I’m not the only one to note the fingerprints of video game influence on Nolan’s latest. But, forget the seemingly obvious stuff: the fact Cobb’s team — assembled through loyalty missions — could be straight out of an RPG title, the snowy military assault in the third layer of dreamtime which looks an awful lot like “Call of Duty: Modern Warfare 2”, or that Ellen Page’s Ariadne, as an architect, is basically a level designer.
That stuff seems incidental to me. Instead, the deeper themes of the movie reverberate with several similarities to video games. There’s also the idea that crafting an experience in dreamtime is a pursuit you can lose yourself to. You can also see it in the goal-oriented vectors that run through the film, through a variety of alternate realities. Saito, Fisher and, of course, Cobb all have motivations that require them to manipulate reality, in both the real world and in the dreamscape.

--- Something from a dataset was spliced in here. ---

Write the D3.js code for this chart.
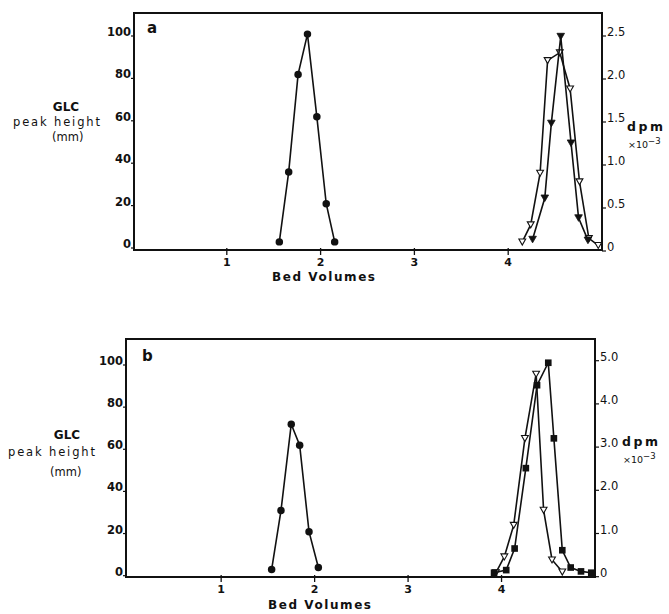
<!DOCTYPE html>
<html>
<head>
<meta charset="utf-8">
<script src="https://cdn.jsdelivr.net/npm/d3@7"></script>
<style>
  html, body { margin: 0; padding: 0; background: #fff; }
  svg { display: block; }
  text { font-family: "DejaVu Sans", sans-serif; fill: #111; }
</style>
</head>
<body>
<svg id="fig" width="669" height="614"></svg>
<script>
// Bed-volume ticks shared by both panels
const bvTicks = [1, 2, 3, 4];
const glcTicks = [0, 20, 40, 60, 80, 100];

// Panel a: right-axis ticks (dpm x 10^-3)
const dpmTicksA = [0, 0.5, 1.0, 1.5, 2.0, 2.5];
const dpmLabelsA = ["0", "0.5", "1.0", "1.5", "2.0", "2.5"];
// Panel b: right-axis ticks
const dpmTicksB = [0, 1, 2, 3, 4, 5];
const dpmLabelsB = ["0", "1.0", "2.0", "3.0", "4.0", "5.0"];

// Panel a — GLC peak height (mm), filled circles
const glcA_bv = [1.56, 1.66, 1.76, 1.86, 1.96, 2.06, 2.15];
const glcA    = [1, 34, 80, 99, 60, 19, 1];
// Panel a — dpm x 10^-3, open triangles
const openA_bv = [4.15, 4.24, 4.34, 4.42, 4.55, 4.66, 4.76, 4.86, 4.96];
const openA    = [0.06, 0.26, 0.86, 2.17, 2.26, 1.84, 0.76, 0.10, 0.02];
// Panel a — dpm x 10^-3, filled triangles
const fillA_bv = [4.26, 4.39, 4.46, 4.56, 4.67, 4.75, 4.85];
const fillA    = [0.09, 0.57, 1.44, 2.45, 1.21, 0.34, 0.08];

// Panel b — GLC peak height (mm), filled circles
const glcB_bv = [1.54, 1.64, 1.75, 1.84, 1.94, 2.04];
const glcB    = [1, 29, 70, 60, 19, 2];
// Panel b — dpm x 10^-3, filled squares
const sqB_bv = [3.92, 4.05, 4.14, 4.26, 4.38, 4.50, 4.56, 4.65, 4.74, 4.85, 4.96];
const sqB    = [0, 0.06, 0.56, 2.42, 4.34, 4.86, 3.11, 0.52, 0.12, 0.03, 0];
// Panel b — dpm x 10^-3, open triangles
const openB_bv = [3.94, 4.03, 4.13, 4.25, 4.37, 4.45, 4.54, 4.65];
const openB    = [0, 0.37, 1.10, 3.11, 4.60, 1.45, 0.30, 0.02];

const svg = d3.select("#fig");
const zip = (xs, ys) => xs.map((x, i) => ({ x, y: ys[i] }));

function panel(cfg) {
  const g = svg.append("g");
  const x = d3.scaleLinear().domain([0, 5]).range([cfg.x0, cfg.x1]);
  const yL = d3.scaleLinear().domain([0, 100]).range(cfg.yL);
  const yR = d3.scaleLinear().domain([0, cfg.rMax]).range(cfg.yR);

  // frame
  g.append("rect")
    .attr("x", cfg.fl).attr("y", cfg.ft)
    .attr("width", cfg.fr - cfg.fl).attr("height", cfg.fb - cfg.ft)
    .attr("fill", "none").attr("stroke", "#111").attr("stroke-width", 2);

  // left axis ticks & labels
  const la = g.append("g");
  la.selectAll("line").data(glcTicks).join("line")
    .attr("x1", cfg.fl - 3).attr("x2", cfg.fl)
    .attr("y1", d => yL(d) + 4).attr("y2", d => yL(d) + 4)
    .attr("stroke", "#111").attr("stroke-width", 1.2);
  la.selectAll("text").data(glcTicks).join("text")
    .attr("x", cfg.fl - 3).attr("y", d => yL(d))
    .attr("text-anchor", "end").attr("dominant-baseline", "central")
    .attr("font-size", 11.5).attr("font-weight", "bold")
    .text(d => d);

  // right axis ticks & labels
  const ra = g.append("g");
  ra.selectAll("line").data(cfg.rTicks).join("line")
    .attr("x1", cfg.fr).attr("x2", cfg.fr + 4)
    .attr("y1", d => yR(d) + 4).attr("y2", d => yR(d) + 4)
    .attr("stroke", "#111").attr("stroke-width", 1.2);
  ra.selectAll("text").data(cfg.rTicks).join("text")
    .attr("x", cfg.fr + 5).attr("y", d => yR(d))
    .attr("dominant-baseline", "central")
    .attr("font-size", 11.5)
    .text((d, i) => cfg.rLabels[i]);

  // bottom axis ticks & labels
  const ba = g.append("g");
  ba.selectAll("line").data(bvTicks).join("line")
    .attr("x1", d => x(d)).attr("x2", d => x(d))
    .attr("y1", cfg.fb - 2).attr("y2", cfg.fb + 5)
    .attr("stroke", "#111").attr("stroke-width", 1.3);
  ba.selectAll("text").data(bvTicks).join("text")
    .attr("x", d => x(d)).attr("y", cfg.fb + 12)
    .attr("text-anchor", "middle").attr("dominant-baseline", "central")
    .attr("font-size", 11).attr("font-weight", "bold")
    .text(d => d);

  // axis titles
  g.append("text").attr("x", cfg.bvX).attr("y", cfg.bvY)
    .attr("dominant-baseline", "central")
    .attr("font-size", 12).attr("font-weight", "bold")
    .attr("textLength", 103).attr("lengthAdjust", "spacing")
    .text("Bed  Volumes");

  g.append("text").attr("x", cfg.glcX).attr("y", cfg.glcY)
    .attr("text-anchor", "middle").attr("dominant-baseline", "central")
    .attr("font-size", 12).attr("font-weight", "bold")
    .text("GLC");
  g.append("text").attr("x", cfg.phX).attr("y", cfg.glcY + (cfg.phDy))
    .attr("dominant-baseline", "central")
    .attr("font-size", 11.5)
    .attr("textLength", 87).attr("lengthAdjust", "spacing")
    .text("peak height");
  g.append("text").attr("x", cfg.mmX).attr("y", cfg.glcY + cfg.mmDy)
    .attr("dominant-baseline", "central")
    .attr("font-size", 11.5)
    .text("(mm)");

  g.append("text").attr("x", cfg.dpmX).attr("y", cfg.dpmY)
    .attr("dominant-baseline", "central")
    .attr("font-size", 12.5).attr("font-weight", "bold")
    .attr("textLength", 36).attr("lengthAdjust", "spacing")
    .text("dpm");
  const sc = g.append("text").attr("x", cfg.dpmX + 1).attr("y", cfg.dpmY + 18)
    .attr("dominant-baseline", "central")
    .attr("font-size", 9.5);
  sc.append("tspan").text("\u00d710");
  sc.append("tspan").attr("dy", -3).attr("font-size", 8.5).text("\u22123");

  g.append("text").attr("x", cfg.letX).attr("y", cfg.letY)
    .attr("dominant-baseline", "central")
    .attr("font-size", 15).attr("font-weight", "bold")
    .text(cfg.letter);

  // series
  const line = (ys) => d3.line().x(d => x(d.x)).y(d => ys(d.y));
  cfg.series.forEach(s => {
    const ys = s.axis === "L" ? yL : yR;
    const pts = zip(s.bv, s.v);
    g.append("path").datum(pts)
      .attr("d", line(ys))
      .attr("fill", "none").attr("stroke", "#111").attr("stroke-width", 1.6);
    const m = g.append("g").selectAll("path").data(pts).join("path")
      .attr("transform", d => `translate(${x(d.x)},${ys(d.y)})`);
    if (s.mark === "circle") {
      m.attr("d", d3.symbol(d3.symbolCircle, 44)()).attr("fill", "#111");
    } else if (s.mark === "square") {
      m.attr("d", d3.symbol(d3.symbolSquare, 44)()).attr("fill", "#111");
    } else if (s.mark === "tri") {
      m.attr("d", "M-3.8,-3 L3.8,-3 L0,3.6 Z").attr("fill", "#111")
        .attr("stroke", "#111").attr("stroke-width", 0.8);
    } else {
      m.attr("d", "M-3.4,-2.8 L3.4,-2.8 L0,3.2 Z").attr("fill", "#fff")
        .attr("stroke", "#111").attr("stroke-width", 1.1);
    }
  });
}

panel({
  letter: "a",
  fl: 134, fr: 602, ft: 13, fb: 250,
  x0: 133, x1: 602,
  yL: [244, 32], yR: [247, 32], rMax: 2.5,
  rTicks: dpmTicksA, rLabels: dpmLabelsA,
  bvX: 272, bvY: 277,
  glcX: 66, glcY: 107, phX: 13, phDy: 15, mmX: 52, mmDy: 30,
  dpmX: 627, dpmY: 126,
  letX: 147, letY: 28,
  series: [
    { bv: glcA_bv, v: glcA, axis: "L", mark: "circle" },
    { bv: openA_bv, v: openA, axis: "R", mark: "open" },
    { bv: fillA_bv, v: fillA, axis: "R", mark: "tri" }
  ]
});

panel({
  letter: "b",
  fl: 126, fr: 595, ft: 339, fb: 577,
  x0: 127.7, x1: 595,
  yL: [571.7, 361], yR: [572.7, 356.7], rMax: 5,
  rTicks: dpmTicksB, rLabels: dpmLabelsB,
  bvX: 268, bvY: 605,
  glcX: 67, glcY: 435, phX: 8, phDy: 17, mmX: 50, mmDy: 37,
  dpmX: 622, dpmY: 441,
  letX: 142, letY: 356,
  series: [
    { bv: glcB_bv, v: glcB, axis: "L", mark: "circle" },
    { bv: openB_bv, v: openB, axis: "R", mark: "open" },
    { bv: sqB_bv, v: sqB, axis: "R", mark: "square" }
  ]
});
</script>
</body>
</html>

What really drives the video games-to-“Inception” connection home, though, is the idea of interaction. Other people’s consciousnesses exist as static ecosystems, the film posits, and interacting with them not only creates conflict but possibility, too. The best video games traffic in the same kind of idea, that you can change a fate for the better once you learn how it works. The term “video game” gets used as an epithet, when it describe movies. But, to me, “Inception” pings on video game logic in just the right ways.